GIVEN INSTRUCTION →
Retype only the lines running from the line that contains "Output the Python" to the line that contains "MAIN_H = 743", inclusive, and leave the pictures behind.

+++ SUPPLIED DATA +++

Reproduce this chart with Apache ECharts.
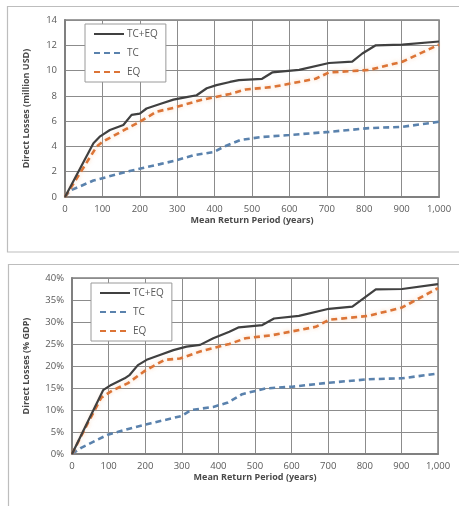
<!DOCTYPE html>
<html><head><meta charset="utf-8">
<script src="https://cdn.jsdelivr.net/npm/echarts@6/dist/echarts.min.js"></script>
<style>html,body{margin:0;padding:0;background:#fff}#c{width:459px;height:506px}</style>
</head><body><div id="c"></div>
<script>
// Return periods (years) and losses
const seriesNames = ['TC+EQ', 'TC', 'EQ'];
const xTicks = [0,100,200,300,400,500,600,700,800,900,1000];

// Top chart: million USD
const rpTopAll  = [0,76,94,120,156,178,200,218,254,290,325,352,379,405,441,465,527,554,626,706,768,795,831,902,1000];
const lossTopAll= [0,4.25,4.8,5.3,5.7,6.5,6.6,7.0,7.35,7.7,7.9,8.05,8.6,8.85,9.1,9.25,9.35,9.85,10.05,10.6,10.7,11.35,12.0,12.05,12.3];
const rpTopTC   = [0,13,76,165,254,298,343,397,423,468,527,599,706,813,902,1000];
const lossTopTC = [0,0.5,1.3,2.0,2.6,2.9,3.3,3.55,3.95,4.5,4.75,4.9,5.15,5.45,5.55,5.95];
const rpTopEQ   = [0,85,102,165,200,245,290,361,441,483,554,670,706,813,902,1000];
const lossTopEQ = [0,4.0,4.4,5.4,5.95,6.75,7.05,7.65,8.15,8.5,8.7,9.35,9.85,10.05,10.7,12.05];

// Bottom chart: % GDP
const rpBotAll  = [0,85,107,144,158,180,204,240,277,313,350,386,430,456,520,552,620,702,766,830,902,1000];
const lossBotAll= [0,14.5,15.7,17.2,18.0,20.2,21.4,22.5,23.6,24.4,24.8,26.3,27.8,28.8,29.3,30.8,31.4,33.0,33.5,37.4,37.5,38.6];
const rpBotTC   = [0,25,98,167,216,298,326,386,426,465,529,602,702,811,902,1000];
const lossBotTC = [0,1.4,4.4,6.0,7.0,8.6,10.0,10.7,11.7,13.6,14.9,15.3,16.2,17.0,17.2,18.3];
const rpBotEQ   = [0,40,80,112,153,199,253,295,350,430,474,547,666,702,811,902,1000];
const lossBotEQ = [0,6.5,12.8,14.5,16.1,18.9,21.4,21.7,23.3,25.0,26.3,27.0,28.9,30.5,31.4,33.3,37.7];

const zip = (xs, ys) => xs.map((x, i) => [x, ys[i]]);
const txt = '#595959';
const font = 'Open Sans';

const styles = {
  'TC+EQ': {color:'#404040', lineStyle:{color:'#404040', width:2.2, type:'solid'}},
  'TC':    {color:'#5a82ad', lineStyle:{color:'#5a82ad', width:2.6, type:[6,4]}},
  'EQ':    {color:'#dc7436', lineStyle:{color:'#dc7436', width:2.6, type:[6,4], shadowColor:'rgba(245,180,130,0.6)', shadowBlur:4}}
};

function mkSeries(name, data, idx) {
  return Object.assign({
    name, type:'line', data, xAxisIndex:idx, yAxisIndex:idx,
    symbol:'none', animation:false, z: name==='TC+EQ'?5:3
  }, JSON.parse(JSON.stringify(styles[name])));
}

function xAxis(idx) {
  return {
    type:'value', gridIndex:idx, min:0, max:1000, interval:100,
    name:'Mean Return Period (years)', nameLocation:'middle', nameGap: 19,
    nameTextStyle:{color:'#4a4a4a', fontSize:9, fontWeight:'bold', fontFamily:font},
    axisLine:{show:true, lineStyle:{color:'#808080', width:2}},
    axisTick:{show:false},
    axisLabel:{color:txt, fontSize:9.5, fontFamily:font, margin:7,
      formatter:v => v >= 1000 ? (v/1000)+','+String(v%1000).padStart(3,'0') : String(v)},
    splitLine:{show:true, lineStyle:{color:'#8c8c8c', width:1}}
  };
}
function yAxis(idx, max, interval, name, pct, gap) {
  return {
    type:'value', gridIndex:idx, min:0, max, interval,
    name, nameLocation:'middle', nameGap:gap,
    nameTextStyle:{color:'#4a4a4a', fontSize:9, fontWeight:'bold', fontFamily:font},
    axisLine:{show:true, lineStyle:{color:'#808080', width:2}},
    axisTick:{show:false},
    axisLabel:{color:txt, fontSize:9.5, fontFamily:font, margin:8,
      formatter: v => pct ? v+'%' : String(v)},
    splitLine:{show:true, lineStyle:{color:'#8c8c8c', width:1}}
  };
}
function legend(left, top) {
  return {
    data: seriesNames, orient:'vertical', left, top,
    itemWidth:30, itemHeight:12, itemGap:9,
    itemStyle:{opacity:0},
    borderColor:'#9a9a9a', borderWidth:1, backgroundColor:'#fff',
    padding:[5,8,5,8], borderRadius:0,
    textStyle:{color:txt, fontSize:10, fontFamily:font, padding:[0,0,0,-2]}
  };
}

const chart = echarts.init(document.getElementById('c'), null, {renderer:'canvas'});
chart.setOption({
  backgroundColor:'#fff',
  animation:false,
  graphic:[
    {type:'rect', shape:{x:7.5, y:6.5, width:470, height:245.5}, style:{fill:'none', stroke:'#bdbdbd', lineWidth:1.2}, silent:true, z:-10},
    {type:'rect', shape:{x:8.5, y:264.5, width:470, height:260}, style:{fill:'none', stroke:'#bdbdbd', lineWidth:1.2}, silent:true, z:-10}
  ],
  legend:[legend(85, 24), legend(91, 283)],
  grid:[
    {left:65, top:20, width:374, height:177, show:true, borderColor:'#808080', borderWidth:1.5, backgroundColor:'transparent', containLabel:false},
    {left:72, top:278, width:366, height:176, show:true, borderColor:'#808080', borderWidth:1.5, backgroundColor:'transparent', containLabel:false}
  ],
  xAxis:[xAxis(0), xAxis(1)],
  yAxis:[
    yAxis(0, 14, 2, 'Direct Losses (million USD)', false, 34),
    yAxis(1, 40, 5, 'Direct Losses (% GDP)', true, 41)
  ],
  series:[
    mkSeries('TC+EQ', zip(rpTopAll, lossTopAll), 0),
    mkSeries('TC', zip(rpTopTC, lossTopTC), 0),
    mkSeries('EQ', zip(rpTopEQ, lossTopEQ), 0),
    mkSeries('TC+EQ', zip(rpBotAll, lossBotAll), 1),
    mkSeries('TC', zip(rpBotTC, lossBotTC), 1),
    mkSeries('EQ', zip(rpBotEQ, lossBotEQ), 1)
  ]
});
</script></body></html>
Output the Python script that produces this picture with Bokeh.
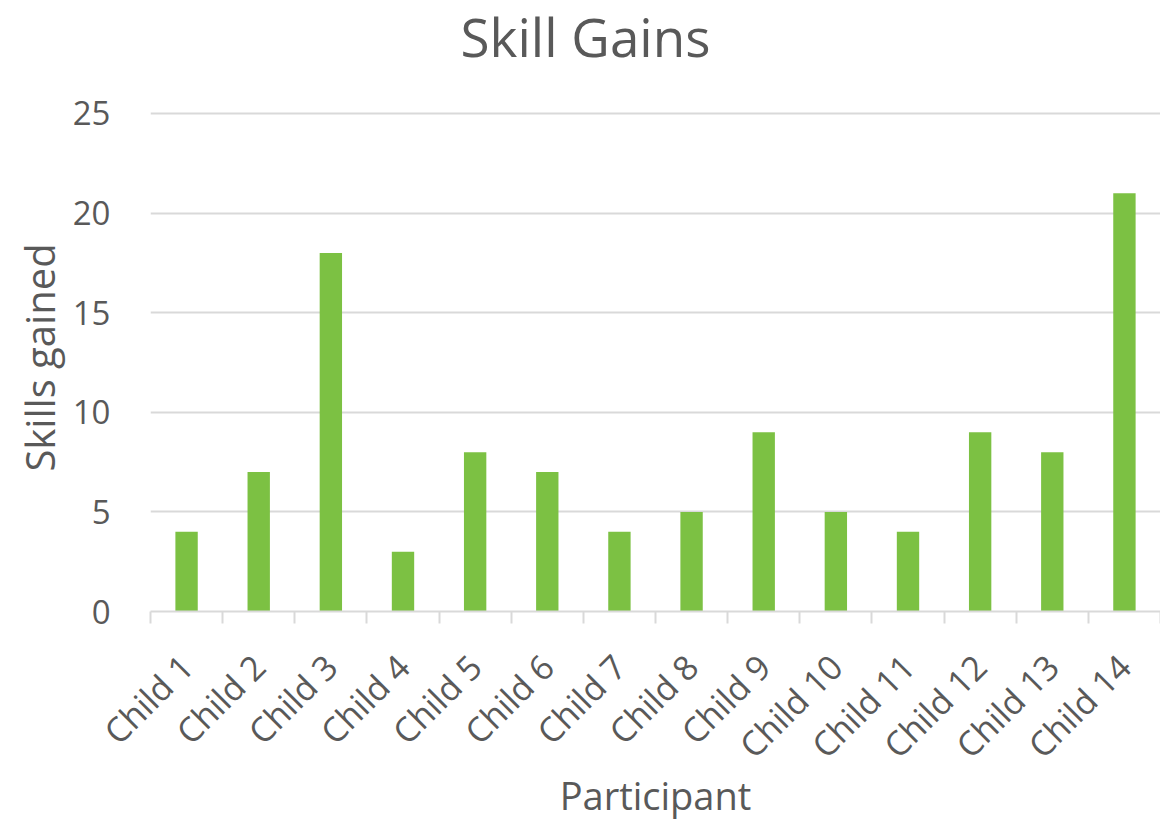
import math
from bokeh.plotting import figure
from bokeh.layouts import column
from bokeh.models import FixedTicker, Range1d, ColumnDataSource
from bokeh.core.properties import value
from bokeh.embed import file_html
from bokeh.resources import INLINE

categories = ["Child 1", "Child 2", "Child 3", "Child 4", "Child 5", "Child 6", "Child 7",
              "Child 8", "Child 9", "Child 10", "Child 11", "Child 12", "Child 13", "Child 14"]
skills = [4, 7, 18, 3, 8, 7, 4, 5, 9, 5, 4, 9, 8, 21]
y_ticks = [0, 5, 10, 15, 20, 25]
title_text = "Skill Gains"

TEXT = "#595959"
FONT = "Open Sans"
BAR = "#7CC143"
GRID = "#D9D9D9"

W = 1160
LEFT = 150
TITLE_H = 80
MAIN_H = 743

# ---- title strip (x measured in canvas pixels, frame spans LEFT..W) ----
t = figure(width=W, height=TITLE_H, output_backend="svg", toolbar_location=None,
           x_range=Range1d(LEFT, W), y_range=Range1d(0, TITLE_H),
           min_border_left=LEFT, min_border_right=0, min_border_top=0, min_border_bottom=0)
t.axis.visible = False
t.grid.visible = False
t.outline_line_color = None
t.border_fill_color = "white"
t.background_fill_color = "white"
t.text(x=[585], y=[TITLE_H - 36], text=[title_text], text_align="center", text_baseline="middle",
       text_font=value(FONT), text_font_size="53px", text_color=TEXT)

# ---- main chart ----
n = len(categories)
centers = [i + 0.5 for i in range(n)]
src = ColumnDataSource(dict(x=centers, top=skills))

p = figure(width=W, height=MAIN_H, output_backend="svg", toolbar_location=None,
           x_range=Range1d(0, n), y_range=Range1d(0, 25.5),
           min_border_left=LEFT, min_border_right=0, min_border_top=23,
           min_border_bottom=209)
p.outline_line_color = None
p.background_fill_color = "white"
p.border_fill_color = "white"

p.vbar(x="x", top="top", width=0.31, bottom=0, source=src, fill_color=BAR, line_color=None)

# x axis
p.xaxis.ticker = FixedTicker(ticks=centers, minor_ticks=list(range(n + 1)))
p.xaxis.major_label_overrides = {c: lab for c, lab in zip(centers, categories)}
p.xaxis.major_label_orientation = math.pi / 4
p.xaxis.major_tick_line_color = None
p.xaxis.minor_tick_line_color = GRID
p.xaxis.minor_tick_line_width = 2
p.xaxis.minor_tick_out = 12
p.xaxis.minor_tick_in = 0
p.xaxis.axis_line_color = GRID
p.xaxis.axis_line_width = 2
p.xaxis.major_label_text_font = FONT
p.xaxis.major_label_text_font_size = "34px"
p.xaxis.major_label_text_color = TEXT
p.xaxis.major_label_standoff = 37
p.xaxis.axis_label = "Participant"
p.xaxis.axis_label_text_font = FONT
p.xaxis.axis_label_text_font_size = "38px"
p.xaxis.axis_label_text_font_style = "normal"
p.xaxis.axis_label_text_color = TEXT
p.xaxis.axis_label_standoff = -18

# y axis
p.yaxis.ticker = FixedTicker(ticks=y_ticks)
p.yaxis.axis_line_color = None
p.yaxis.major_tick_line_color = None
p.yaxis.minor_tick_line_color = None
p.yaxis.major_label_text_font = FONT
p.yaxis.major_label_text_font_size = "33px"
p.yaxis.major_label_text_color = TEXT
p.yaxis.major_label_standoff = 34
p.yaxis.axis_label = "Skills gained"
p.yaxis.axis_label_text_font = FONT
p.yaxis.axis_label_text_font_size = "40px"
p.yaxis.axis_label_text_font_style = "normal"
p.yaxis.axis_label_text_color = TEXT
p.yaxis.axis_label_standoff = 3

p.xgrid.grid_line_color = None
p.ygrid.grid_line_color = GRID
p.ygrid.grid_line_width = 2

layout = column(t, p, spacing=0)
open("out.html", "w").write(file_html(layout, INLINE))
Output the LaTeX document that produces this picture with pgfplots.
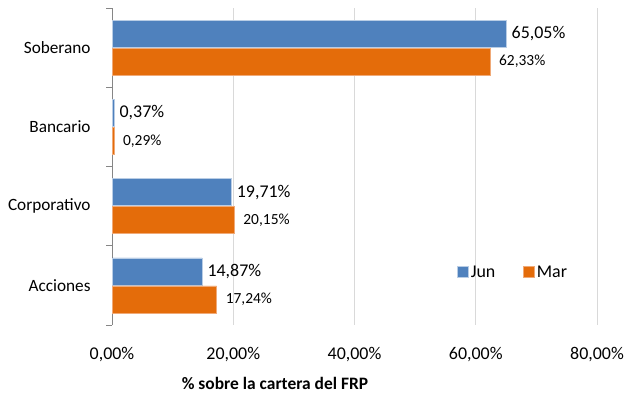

+++

EXERCISE RESPONSE →
Output the Python script that produces this picture with Bokeh.
import math
from bokeh.plotting import figure
from bokeh.layouts import column
from bokeh.models import FixedTicker, Range1d, ColumnDataSource
from bokeh.core.properties import value
from bokeh.embed import file_html
from bokeh.resources import INLINE

categories = ["Child 1", "Child 2", "Child 3", "Child 4", "Child 5", "Child 6", "Child 7",
              "Child 8", "Child 9", "Child 10", "Child 11", "Child 12", "Child 13", "Child 14"]
skills = [4, 7, 18, 3, 8, 7, 4, 5, 9, 5, 4, 9, 8, 21]
y_ticks = [0, 5, 10, 15, 20, 25]
title_text = "Skill Gains"

TEXT = "#595959"
FONT = "Open Sans"
BAR = "#7CC143"
GRID = "#D9D9D9"

W = 1160
LEFT = 150
TITLE_H = 80
MAIN_H = 743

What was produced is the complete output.